Program lainnya yang telah dilaksanakan pemerintah adalah PPSP yaitu Program Percepatan Pembangunan Sanitasi Permukiman. Melalui program ini pembangunan sanitasi untuk permukiman yang membutuhkan diharapkan dapat dipercepat. Namun, minimnya anggaran yang dimiliki, menyebabkan program ini jauh dari kata maksimal. Sehingga, dibutuhkan anggaran yang lebih besar untuk mewujudkannya.
Langkah kedua yang harus dilaksanakan, setelah kesadaran masyarakat dapat ditumbuhkan, maka pemerintah menaikkan anggaran untuk meningkatkan fasilitas untuk mengakses air bersih serta sanitasi yang layak. Berdasarkan data yang telah saya tulis di atas, rata‐rata daerah di Indonesia masih mengalokasikan 1,5% dari APBD‐nya untuk pembangunan di bidang sanitasi.
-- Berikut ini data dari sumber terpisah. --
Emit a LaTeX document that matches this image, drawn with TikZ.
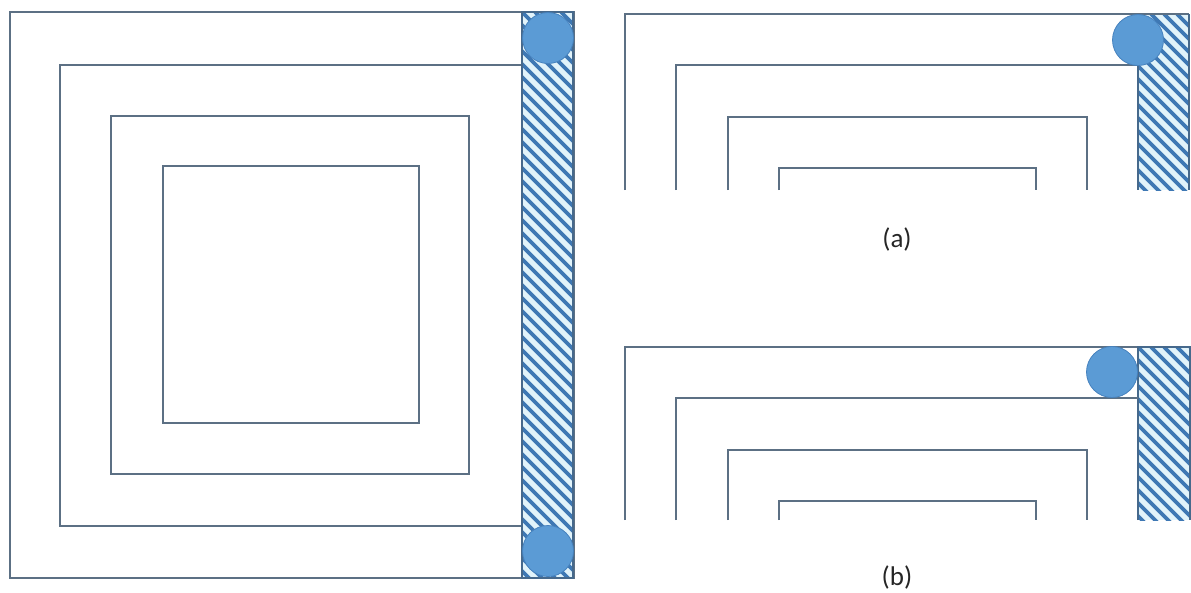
\documentclass[tikz,border=0pt]{standalone}
\usepackage{fontspec}
\setmainfont{Carlito}
\definecolor{wire}{RGB}{92,112,132}
\definecolor{stripe}{RGB}{62,120,180}
\definecolor{stripebg}{RGB}{225,243,250}
\definecolor{ballfill}{RGB}{91,155,213}
\definecolor{ballline}{RGB}{70,130,190}
\definecolor{edge}{RGB}{70,105,140}
\tikzset{
  wireline/.style={draw=wire, line width=1.3pt},
  stripline/.style={draw=stripe, line width=3.6pt},
  stripedge/.style={draw=edge, line width=1.8pt},
  ball/.style={circle, fill=ballfill, draw=ballline, line width=0.8pt, minimum size=51pt, inner sep=0pt},
  lab/.style={font=\fontsize{27}{31}\selectfont, text=black!85}
}
\newcommand{\hatchbox}[4]{% x0 y0 x1 y1
  \begin{scope}
    \clip (#1,#2) rectangle (#3,#4);
    \fill[stripebg] (#1,#2) rectangle (#3,#4);
    \foreach \i in {-624,-611,...,80} {
      \draw[stripline] (#1+\i,#2) -- ++(640,640);
    }
  \end{scope}}
\begin{document}
\begin{tikzpicture}[x=1pt,y=-1pt]
\useasboundingbox (0,0) rectangle (1191,592);
\fill[white] (0,0) rectangle (1191,592);
% ---------- left figure ----------
\hatchbox{522}{12}{574}{578}
\draw[wireline] (10,12) rectangle (574,578);
\draw[wireline] (60,65) rectangle (522,526);
\draw[wireline] (111,116) rectangle (469,474);
\draw[wireline] (163,166) rectangle (419,423);
\draw[stripedge] (522,12) rectangle (573,578);
\node[ball] (c1) at (548,38) {};
\node[ball] (c2) at (548,551) {};
% ---------- (a) ----------
\hatchbox{1138}{14}{1189}{190}
\draw[wireline] (625,190) -- (625,14) -- (1189,14);
\draw[stripedge] (1189,14) -- (1189,190);
\draw[wireline] (676,190) -- (676,65) -- (1138,65);
\draw[stripedge] (1138,65) -- (1138,190);
\draw[wireline] (728,190) -- (728,117) -- (1087,117) -- (1087,190);
\draw[wireline] (779,190) -- (779,168) -- (1036,168) -- (1036,190);
\node[ball] (c3) at (1138,40) {};
\node[lab] (la) at (897,239) {(a)};
% ---------- (b) ----------
\hatchbox{1138}{347}{1190}{520}
\draw[wireline] (625,520) -- (625,347) -- (1138,347);
\draw[stripedge] (1138,520) -- (1138,347) -- (1190,347) -- (1190,520);
\draw[wireline] (676,520) -- (676,398) -- (1138,398);
\draw[wireline] (728,520) -- (728,450) -- (1087,450) -- (1087,520);
\draw[wireline] (779,520) -- (779,501) -- (1036,501) -- (1036,520);
\node[ball] (c4) at (1112,372) {};
\node[lab] (lb) at (897,577) {(b)};
\end{tikzpicture}
\end{document}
Hal itu tentu sangat kecil, dan seharusnya bisa ditambah untuk tahun‐tahun ke depannya.
Langkah yang ketiga, apabila di rasa APBD telah mencapai titik maksimum, sehingga tidak dapat dinaikkan lagi, pemerintah juga dapat menjalin kerja sama dengan lembaga‐lembaga internasional yang berkaitan dengan hal ini. Misalnya lembaga PBB, seperti WHO atau World Health Organization. Di tingkat nasional, langkah Danone untuk membantu ketersediaan air bersih di NTT patut diacungi jempol. Dan itu, tentu akan semakin dapat menjangkau daerah lainnya bila kerja sama itu dilakukan dengan lembaga‐lembaga Internasional lainnya.